In a break-even, labor-intensive, universal service model, what can be done when revenues are falling short of costs? With service and network requirements still growing, not shrinking, and with an outside arbitrator imposing the price of labor, some other things like capital can be cut temporarily, as the Postal Service has done. The troublesome question is, how long could the Postal Service go on in this way - resolving revenue shortfalls by increasing rates and postponing needed investments in assets - without eroding universal service and the core of its business?

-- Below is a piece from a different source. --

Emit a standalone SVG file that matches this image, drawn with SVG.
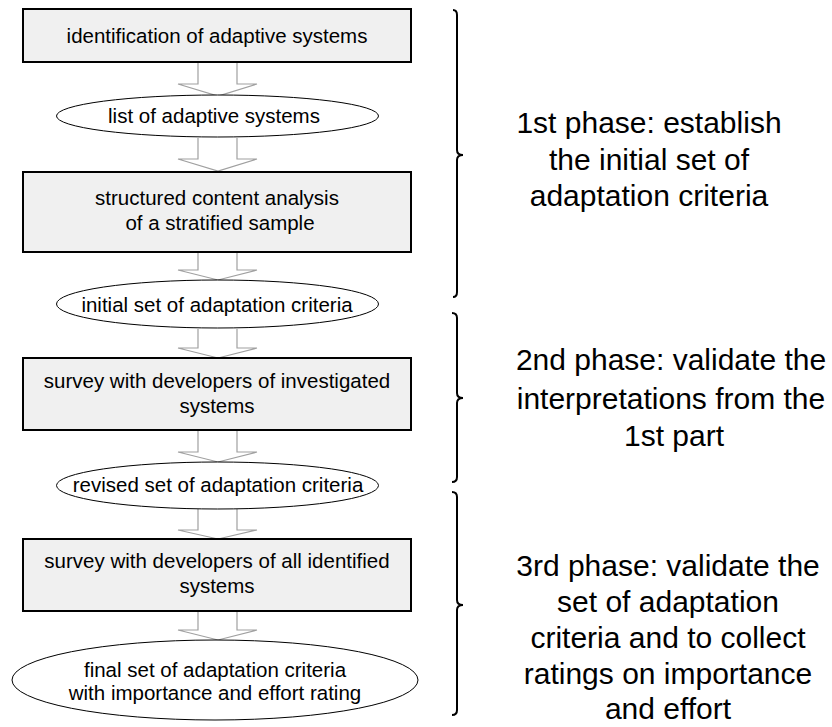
<svg xmlns="http://www.w3.org/2000/svg" width="832" height="727" viewBox="0 0 832 727">
<style>
.box{fill:#f0f0f0;stroke:#000;stroke-width:2}
.ell{fill:#fff;stroke:#000;stroke-width:1}
.arr{fill:#fff;stroke:#a0a0a0;stroke-width:1.2}
.brace{fill:none;stroke:#000;stroke-width:2}
text{font-family:"Liberation Sans",Arial,sans-serif;fill:#000;text-anchor:middle}
.t{font-size:20.5px}
.p{font-size:30px}
</style>
<rect width="832" height="727" fill="#fff"/>
<g id="connectors">
<path class="arr" d="M198,62 V84 H178 L218,96 L257,84 H237 V62"/>
<path class="arr" d="M198,138 V159 H178 L218,171 L257,159 H237 V138"/>
<path class="arr" d="M198,252 V270 H178 L218,280 L257,270 H237 V252"/>
<path class="arr" d="M198,329 V348 H178 L218,358 L257,348 H237 V329"/>
<path class="arr" d="M198,430 V452 H178 L218,462 L257,452 H237 V430"/>
<path class="arr" d="M198,509 V530 H178 L218,539 L257,530 H237 V509"/>
<path class="arr" d="M198,611 V630 H178 L218,640 L257,630 H237 V611"/>
</g>
<g id="n1"><rect class="box" x="23" y="9" width="388" height="53"/><text class="t" x="217" y="43">identification of adaptive systems</text></g>
<g id="n2"><ellipse class="ell" cx="217.5" cy="116" rx="161" ry="21"/><text class="t" x="214" y="123">list of adaptive systems</text></g>
<g id="n3"><rect class="box" x="23" y="172" width="388" height="80"/><text class="t" x="217" y="205">structured content analysis</text><text class="t" x="220" y="230">of a stratified sample</text></g>
<g id="n4"><ellipse class="ell" cx="217.5" cy="304" rx="161" ry="24"/><text class="t" x="217" y="312">initial set of adaptation criteria</text></g>
<g id="n5"><rect class="box" x="23" y="358" width="388" height="72"/><text class="t" x="217" y="388">survey with developers of investigated</text><text class="t" x="217" y="413">systems</text></g>
<g id="n6"><ellipse class="ell" cx="217.5" cy="485.5" rx="161" ry="23.5"/><text class="t" x="218" y="492">revised set of adaptation criteria</text></g>
<g id="n7"><rect class="box" x="23" y="539" width="388" height="72"/><text class="t" x="217" y="568">survey with developers of all identified</text><text class="t" x="217" y="593">systems</text></g>
<g id="n8"><ellipse class="ell" cx="215" cy="680" rx="203" ry="40"/><text class="t" x="215" y="677">final set of adaptation criteria</text><text class="t" x="215" y="700">with importance and effort rating</text></g>
<g id="phase1">
<path class="brace" d="M453,10 Q457,10 457,15 V150 Q457,155 463,155 Q457,155 457,160 V292 Q457,297 453,297"/>
<text class="p" x="649" y="133">1st phase: establish</text><text class="p" x="649" y="170">the initial set of</text><text class="p" x="649" y="206">adaptation criteria</text>
</g>
<g id="phase2">
<path class="brace" d="M452,313 Q457,313 457,318 V393 Q457,398 463,398 Q457,398 457,403 V477 Q457,482 452,482"/>
<text class="p" x="671" y="370">2nd phase: validate the</text><text class="p" x="671" y="409">interpretations from the</text><text class="p" x="674" y="446">1st part</text>
</g>
<g id="phase3">
<path class="brace" d="M452,492 Q457,492 457,497 V600 Q457,605 463,605 Q457,605 457,610 V710 Q457,715 452,715"/>
<text class="p" x="668" y="576">3rd phase: validate the</text><text class="p" x="668" y="612">set of adaptation</text><text class="p" x="668" y="648">criteria and to collect</text><text class="p" x="668" y="684">ratings on importance</text><text class="p" x="668" y="719">and effort</text>
</g>
</svg>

Experience is already showing that the future of posts around the world is not in the old, static, regulated and protected model, but in the commercial sector. Monopolies have less impact when technology and other business forces make nominally protected services more and more vulnerable to potential diversion. For bills and statements, which have always been at the heart of the postal monopoly, the issue has become not what the law says, but how quickly business can figure out solutions giving customers enough reason to leave the mail system. For now, the good news for postal systems is that resistance is still strong. But the underlying economics say significant diversion will happen. The questions are when and how fast.

Advances in electronic communications do not negate the need for a Postal Service or for universal service. The dot-com experience has demonstrated that the ability to get product to the customer is the key on-line, just as it is for mail order. The digital economy must connect with the traditional one. And the Postal Service is the last mile. Yes, some others provide excellent service. But they do not touch the neighborhoods and rural communities in the way we touch them all.

Fortunately, there is still time to make changes while America's postal services are strong. It will require vision, and will not be easy. The solution, in my opinion, is to put trust in market forces to shape the postal services that will serve America best in this century. This is where the other posts are going, and it is where the United States will need to go as well. Understandably, it is hard for the country to let go to this extent, after the long tradition of defining what we want from the postal system quite tightly, in legislation and through regulation, and while a working Postal Service is still in place.

Some might want to wait until the need for reform becomes more painfully obvious later on, as the public sours on deteriorating service at less affordable prices. But if the economy is forced to learn how to work around postal services in the meantime, instead of working with them, then a well-performing, competitive postal system could be difficult to retrieve. The marketplace is unforgiving of weak or late attempts to provide what the customer needs now.

I believe that America wants and needs a strong, healthy Postal Service that will continue to provide universal, affordable service throughout the nation. The best hope for that outcome is a structural reform updating the system to meet the challenges of the dynamic world in which we live today. The Postal Service will be pleased to assist in this task in any way we can.

Thank you very much, Mr. Chairman. I will be glad to respond to any questions.

¹ Opinion and Recommended Decision, Postal Rate and Fee Changes, 2000, Postal Rate Commission Docket No. R2000-1, 70 (November 13, 2000).